The San Jose Retirement Board on Jan. 29 adopted an updated board operations policy that incorporates portions of the San Jose Municipal Code on excused and unexcused absences and adds guidance intended to encourage—but not mandate—rotation through committee assignments.
Governance committee staff told trustees the revisions were reviewed by outside counsel (Reed Smith) and Aon for best practices. The policy formalizes an administrative process for trustees to request that absences be found to be "reasonably good cause," and reiterates a city-charter provision that missing 20% of scheduled meetings (three meetings in this boards case) can trigger automatic resignation. The policy also clarifies that missing more than 50% of a single meeting counts as an absence.

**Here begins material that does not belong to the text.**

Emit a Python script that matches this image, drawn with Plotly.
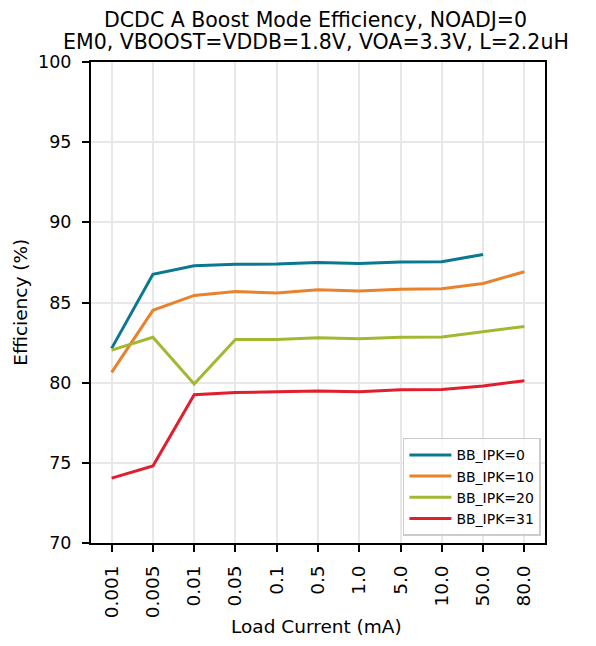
import plotly.graph_objects as go

load_current = ["0.001", "0.005", "0.01", "0.05", "0.1", "0.5", "1.0", "5.0", "10.0", "50.0", "80.0"]
ipk0 = [82.14, 86.76, 87.29, 87.38, 87.40, 87.50, 87.44, 87.52, 87.54, 88.00]
ipk10 = [80.64, 84.51, 85.44, 85.69, 85.59, 85.80, 85.71, 85.82, 85.86, 86.19, 86.92]
ipk20 = [82.03, 82.83, 79.91, 82.70, 82.70, 82.80, 82.74, 82.83, 82.85, 83.18, 83.51]
ipk31 = [74.05, 74.80, 79.25, 79.39, 79.43, 79.48, 79.43, 79.56, 79.58, 79.79, 80.12]
y_ticks = [70, 75, 80, 85, 90, 95, 100]
title_lines = ["DCDC A Boost Mode Efficiency, NOADJ=0",
               "EM0, VBOOST=VDDB=1.8V, VOA=3.3V, L=2.2uH"]
x_title = "Load Current (mA)"
y_title = "Efficiency (%)"

series = [
    ("BB_IPK=0", ipk0, "#0B7891"),
    ("BB_IPK=10", ipk10, "#E8822C"),
    ("BB_IPK=20", ipk20, "#A3B830"),
    ("BB_IPK=31", ipk31, "#E01E2E"),
]

font = "DejaVu Sans"
fig = go.Figure()
for name, vals, color in series:
    fig.add_trace(go.Scatter(
        x=load_current[:len(vals)], y=vals, mode="lines", name=name,
        line=dict(color=color, width=3),
    ))

def label(text, x, y, size, angle=0):
    return dict(text=text, xref="paper", yref="paper", x=x, y=y,
                xanchor="center", yanchor="middle", showarrow=False, borderpad=0,
                textangle=angle, font=dict(family=font, size=size, color="black"))

fig.update_layout(
    width=588, height=630,
    margin=dict(l=83, r=51, t=54, b=95),
    paper_bgcolor="white", plot_bgcolor="white",
    font=dict(family=font, size=18, color="black"),
    showlegend=True,
    legend=dict(
        x=0.991, xanchor="right", y=0.015, yanchor="bottom",
        bgcolor="rgba(255,255,255,0.8)", bordercolor="#cccccc", borderwidth=1.5,
        font=dict(family=font, size=14, color="black"),
        tracegroupgap=0, itemwidth=42,
    ),
    annotations=[
        label(title_lines[0], 0.495, 1.0879, 20.5),
        label(title_lines[1], 0.495, 1.0422, 20.5),
        label(x_title, 0.497, -0.1726, 18.5),
        label(y_title, -0.156, 0.5, 18.5, angle=-90),
    ],
)
fig.update_xaxes(
    type="category", categoryorder="array", categoryarray=load_current,
    range=[-0.5, 10.5], automargin=False,
    tickangle=-90, ticks="outside", ticklen=7, tickwidth=1.5, tickcolor="black",
    ticklabelstandoff=6,
    showgrid=True, gridcolor="#e8e8e8", gridwidth=1.5,
    showline=True, linecolor="black", linewidth=2, mirror=True,
    tickfont=dict(family=font, size=18.5),
)
fig.update_yaxes(
    range=[70, 100], tickvals=y_ticks, automargin=False,
    ticks="outside", ticklen=7, tickwidth=1.5, tickcolor="black",
    ticklabelstandoff=7,
    showgrid=True, gridcolor="#e8e8e8", gridwidth=1.5,
    showline=True, linecolor="black", linewidth=2, mirror=True,
    zeroline=False,
    tickfont=dict(family=font, size=17.5),
)

fig.write_html("out.html")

Trustees debated wording that had used the term "ensure" for committee exposure, with several members arguing for softer, aspirational language so the chair has discretion in assignments. After discussion, Trustee Abbot moved to adopt the policy and Trustee Nakagawa seconded. The board took a roll-call vote and the operations policy passed with all present trustees voting aye.
Separately, the board approved a slate of standing committee assignments intended to balance continuity and rotation. The chair presented a proposal naming committee chairs and members across the Investment, Audit & Risk, Governance, Disability and Joint Personnel committees; Trustee Abbot moved and Trustee Nakagawa seconded the motion, which passed by roll call. The chair said the desire for rotation would be reflected in forthcoming committee appointment proposals.
The board recorded no public comments on either item and no amendments were adopted at the meeting.